The start of the school year has been delayed she noted, and the country’s burgeoning economic crisis “has had a significant impact” on need-levels nationwide, as one of the main drivers of the initial mass-protests that began in December, against the rule of the former president.  

She noted that rampant inflation, currency devaluation and soaring prices had contributed to rising numbers of those in need, with 5.8 million now food insecure, up from 3.8 million, this time a year ago. This includes 1.9 million in Darfur; a number likely to rise with the onset of the lean season in May. 

In all, around 1.9 million remain displaced by fighting she noted, the vast majority in Darfur. “More support is needed” from the international community, she stressed, and humanitarians are appealing for $1.1 billion to help the most vulnerable. 

Ms.
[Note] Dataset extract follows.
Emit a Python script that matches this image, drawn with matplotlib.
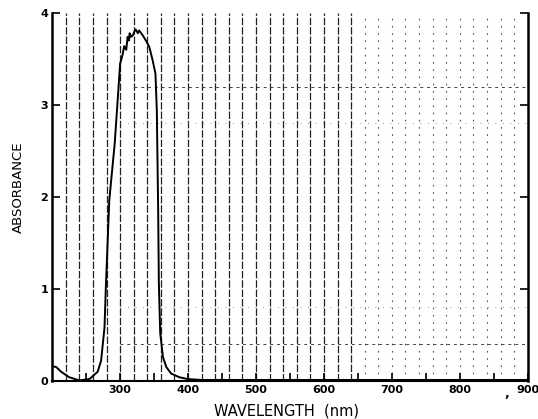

Muller reminded members that Sudan had been a vital conduit for aid into South Sudan, and as host country to around 150,000 refugees from its war-ravaged neighbour. “We continue to call on all parties in Sudan to allow the humanitarian community to assist people in need”, she said. 

“We also call on the Government to take further measures to improve the operating environment for humanitarian organizations, especially the lifting of bureaucratic impediments to movement”.